- TASK BRIEF:
Identify each line containing the word "this" and copy it.

Begin SUPPLIED MATERIAL

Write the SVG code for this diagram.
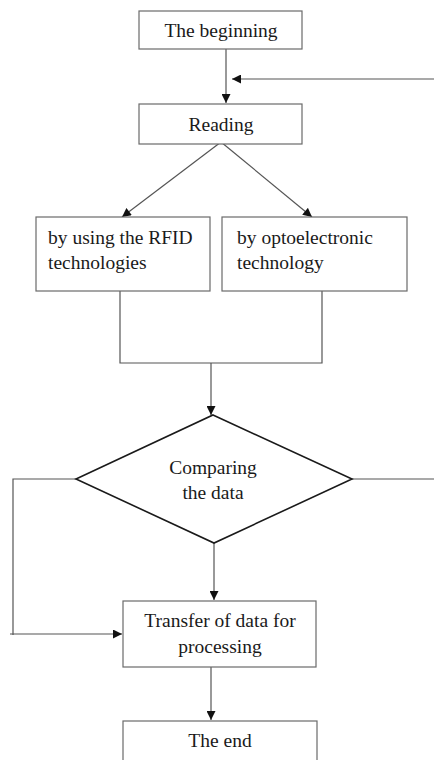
<svg xmlns="http://www.w3.org/2000/svg" width="434" height="760" viewBox="0 0 434 760">
<style>
.box{fill:#fff;stroke:#6a6a6a;stroke-width:1.2}
.dia{fill:#fff;stroke:#1a1a1a;stroke-width:1.6}
.ln{fill:none;stroke:#555;stroke-width:1.2}
text{font-family:'Liberation Serif','Times New Roman','DejaVu Serif',serif;font-size:19.5px;fill:#1a1a1a}
.c{text-anchor:middle}
</style>
<defs>
<marker id="ah" viewBox="0 0 10 10" refX="10" refY="5" markerWidth="10" markerHeight="9" markerUnits="userSpaceOnUse" orient="auto">
<path d="M0,0 L10,5 L0,10 z" fill="#111"/>
</marker>
</defs>
<rect width="434" height="760" fill="#fff"/>
<g id="connectors">
<line class="ln" x1="226" y1="49" x2="226" y2="103" marker-end="url(#ah)"/>
<line class="ln" x1="434" y1="79" x2="232" y2="79" marker-end="url(#ah)"/>
<line class="ln" x1="221" y1="142" x2="122" y2="217" marker-end="url(#ah)"/>
<line class="ln" x1="221" y1="142" x2="312" y2="217" marker-end="url(#ah)"/>
<polyline class="ln" points="120,291 120,363 322,363 322,291"/>
<line class="ln" x1="211" y1="363" x2="211" y2="415" marker-end="url(#ah)"/>
<line class="ln" x1="214" y1="543" x2="214" y2="600" marker-end="url(#ah)"/>
<polyline class="ln" points="76,479 13,479 13,635"/>
<line class="ln" x1="10" y1="634" x2="122" y2="634" marker-end="url(#ah)"/>
<line class="ln" x1="352" y1="479" x2="434" y2="479"/>
<line class="ln" x1="211" y1="667" x2="211" y2="720" marker-end="url(#ah)"/>
</g>
<g id="n-begin">
<rect class="box" x="139" y="11" width="163" height="38"/>
<text class="c" x="221" y="37" font-family="Liberation Serif, serif">The beginning</text>
</g>
<g id="n-reading">
<rect class="box" x="139" y="104" width="163" height="40"/>
<text class="c" x="221" y="131">Reading</text>
</g>
<g id="n-rfid">
<rect class="box" x="36" y="217" width="174" height="74"/>
<text x="48" y="244">by using the RFID</text>
<text x="48" y="269">technologies</text>
</g>
<g id="n-opto">
<rect class="box" x="222" y="217" width="185" height="74"/>
<text x="237" y="244">by optoelectronic</text>
<text x="237" y="269">technology</text>
</g>
<g id="n-compare">
<polygon class="dia" points="213,415 352,479 214,543 76,479"/>
<text class="c" x="213" y="474">Comparing</text>
<text class="c" x="213" y="499">the data</text>
</g>
<g id="n-transfer">
<rect class="box" x="123" y="601" width="193" height="66"/>
<text class="c" x="220" y="627">Transfer of data for</text>
<text class="c" x="220" y="653">processing</text>
</g>
<g id="n-end">
<rect class="box" x="123" y="721" width="194" height="50"/>
<text class="c" x="220" y="747">The end</text>
</g>
</svg>
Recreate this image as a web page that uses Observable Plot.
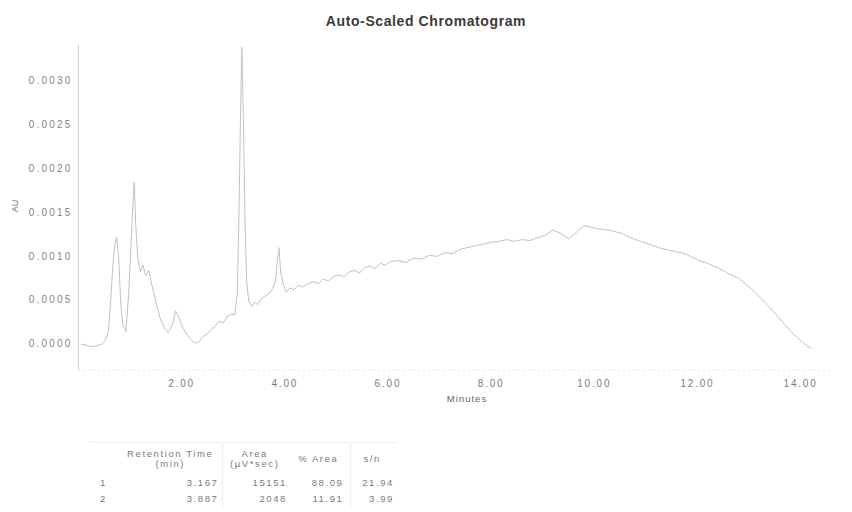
<!DOCTYPE html>
<html>
<head>
<meta charset="utf-8">
<script src="https://cdn.jsdelivr.net/npm/d3@7"></script>
<script src="https://cdn.jsdelivr.net/npm/@observablehq/plot@0.6"></script>
<style>
  html, body { margin: 0; padding: 0; background: #fff; }
  body { width: 852px; height: 512px; position: relative; overflow: hidden; font-family: "Liberation Sans", Arial, sans-serif; }
  #title { position: absolute; left: 0; width: 852px; top: 13px; text-align: center; font-size: 14px; font-weight: bold; color: #3a3a3a; letter-spacing: 0.6px; }
  #chart { position: absolute; left: 0; top: 30px; }
  #ylab { position: absolute; left: 9px; top: 201px; font-size: 9px; color: #777; transform: rotate(-90deg); transform-origin: center; }
  #xlab { position: absolute; left: 467px; top: 393px; transform: translateX(-50%); font-size: 9.5px; color: #666; letter-spacing: 1px; }
  #tbl { position: absolute; left: 90px; top: 442px; border-collapse: collapse; table-layout: fixed; width: 307px; font-size: 9.5px; color: #7a7a7a; letter-spacing: 1.6px; }
  #tbl td, #tbl th { padding: 0 3px 0 0; white-space: nowrap; box-sizing: border-box; }
  #tbl th { font-weight: normal; text-align: center; line-height: 10px; height: 32px; border-top: 1px solid #eee; }
  #tbl td { text-align: right; height: 16px; }
  #tbl td.id { text-align: left; padding-left: 10px; }
  #tbl .sep { border-left: 1px solid #eee; }
  .yax text { letter-spacing: 2.2px; }
  .xax text { letter-spacing: 1.8px; }
</style>
</head>
<body>
<div id="title">Auto-Scaled Chromatogram</div>
<div id="chart"></div>
<div id="ylab">AU</div>
<div id="xlab">Minutes</div>
<table id="tbl"></table>
<script>
// Trace: retention time (min) and absorbance (AU)
const time = [0.05,0.15,0.25,0.35,0.45,0.52,0.58,0.62,0.66,0.70,0.74,0.78,0.82,0.86,0.92,0.97,1.02,1.06,1.08,1.11,1.15,1.20,1.25,1.30,1.36,1.42,1.50,1.58,1.66,1.74,1.82,1.88,1.94,2.02,2.10,2.18,2.26,2.34,2.42,2.50,2.58,2.66,2.72,2.80,2.88,2.96,3.03,3.08,3.11,3.14,3.167,3.20,3.23,3.26,3.30,3.36,3.42,3.48,3.55,3.62,3.70,3.76,3.82,3.86,3.887,3.92,3.97,4.03,4.10,4.18,4.26,4.35,4.45,4.55,4.65,4.75,4.85,4.95,5.05,5.15,5.25,5.35,5.45,5.55,5.65,5.75,5.85,5.95,6.05,6.20,6.35,6.50,6.65,6.80,6.95,7.10,7.25,7.40,7.55,7.70,7.85,8.00,8.15,8.30,8.45,8.60,8.75,8.90,9.05,9.20,9.35,9.50,9.65,9.80,9.95,10.10,10.25,10.40,10.55,10.70,10.85,11.00,11.15,11.30,11.45,11.60,11.75,11.90,12.05,12.20,12.35,12.50,12.65,12.80,12.95,13.10,13.25,13.40,13.55,13.70,13.85,14.00,14.20];
const au = [0.00000,-0.00001,-0.00003,-0.00002,0.00000,0.00004,0.00015,0.00045,0.00085,0.00112,0.00122,0.00098,0.00045,0.00022,0.00014,0.00055,0.00115,0.00165,0.00184,0.00135,0.00098,0.00082,0.00090,0.00078,0.00084,0.00068,0.00048,0.00030,0.00019,0.00013,0.00022,0.00038,0.00031,0.00019,0.00011,0.00005,0.00001,0.00003,0.00009,0.00012,0.00017,0.00021,0.00026,0.00024,0.00031,0.00034,0.00033,0.00058,0.00145,0.00255,0.00338,0.00245,0.00135,0.00072,0.00049,0.00043,0.00048,0.00045,0.00052,0.00055,0.00058,0.00063,0.00072,0.00098,0.00110,0.00082,0.00068,0.00059,0.00064,0.00062,0.00067,0.00065,0.00069,0.00071,0.00069,0.00074,0.00072,0.00077,0.00079,0.00077,0.00082,0.00084,0.00081,0.00087,0.00089,0.00086,0.00092,0.00090,0.00094,0.00095,0.00093,0.00098,0.00097,0.00101,0.00100,0.00104,0.00103,0.00108,0.00110,0.00112,0.00114,0.00116,0.00117,0.00119,0.00117,0.00119,0.00118,0.00121,0.00124,0.00130,0.00126,0.00120,0.00127,0.00135,0.00133,0.00131,0.00130,0.00128,0.00126,0.00121,0.00118,0.00115,0.00112,0.00109,0.00107,0.00105,0.00103,0.00099,0.00095,0.00092,0.00088,0.00084,0.00079,0.00075,0.00068,0.00060,0.00051,0.00042,0.00032,0.00022,0.00012,0.00004,-0.00005];

// Axis ticks
const xTicks = [2, 4, 6, 8, 10, 12, 14];
const yTicks = [0, 0.0005, 0.0010, 0.0015, 0.0020, 0.0025, 0.0030];

// Peak table
const tableHeaders = ["", "Retention Time<br>(min)", "Area<br>(µV*sec)", "% Area", "s/n"];
const peakIds = ["1", "2"];
const retentionTimes = ["3.167", "3.887"];
const areas = ["15151", "2048"];
const pctAreas = ["88.09", "11.91"];
const signalNoise = ["21.94", "3.99"];

const trace = time.map((t, i) => ({t, v: au[i]}));

const chart = Plot.plot({
  width: 852,
  height: 382,
  marginLeft: 78,
  marginRight: 21,
  marginTop: 15,
  marginBottom: 42,
  style: {fontFamily: "Liberation Sans, Arial, sans-serif", background: "#fff"},
  x: {domain: [0, 14.6]},
  y: {domain: [-0.0003, 0.0034]},
  marks: [
    Plot.ruleY([-0.0003], {stroke: "#e6e6e6", strokeDasharray: "2,3"}),
    Plot.ruleX([0], {stroke: "#d0d0d0"}),
    Plot.axisX({ticks: xTicks, tickFormat: d3.format(".2f"), tickSize: 0, tickPadding: 9, fontSize: 10, fill: "#7a7a7a", label: null, className: "xax"}),
    Plot.axisY({ticks: yTicks, tickFormat: d3.format(".4f"), tickSize: 0, tickPadding: 6, fontSize: 10, fill: "#858585", label: null, className: "yax"}),
    Plot.line(trace, {x: "t", y: "v", stroke: "#c2c2c2", strokeWidth: 1})
  ]
});
document.getElementById("chart").appendChild(chart);

// Build the table from the arrays
const tbl = d3.select("#tbl");
const widths = [32, 100, 68, 60, 47];
tbl.append("tr").selectAll("th").data(tableHeaders).join("th")
  .attr("class", (d, i) => i === 2 || i === 4 ? "sep" : null)
  .style("width", (d, i) => widths[i] + "px")
  .html(d => d);
peakIds.forEach((id, r) => {
  const row = [id, retentionTimes[r], areas[r], pctAreas[r], signalNoise[r]];
  tbl.append("tr").selectAll("td").data(row).join("td")
    .attr("class", (d, i) => (i === 0 ? "id" : "") + (i === 2 || i === 4 ? " sep" : ""))
    .style("padding-right", (d, i) => i === 3 ? "6px" : null)
    .text(d => d);
});
</script>
</body>
</html>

End SUPPLIED MATERIAL

- WRITTEN SOLUTION:
Write the SVG code for this diagram.
Recreate this image as a web page that uses Observable Plot.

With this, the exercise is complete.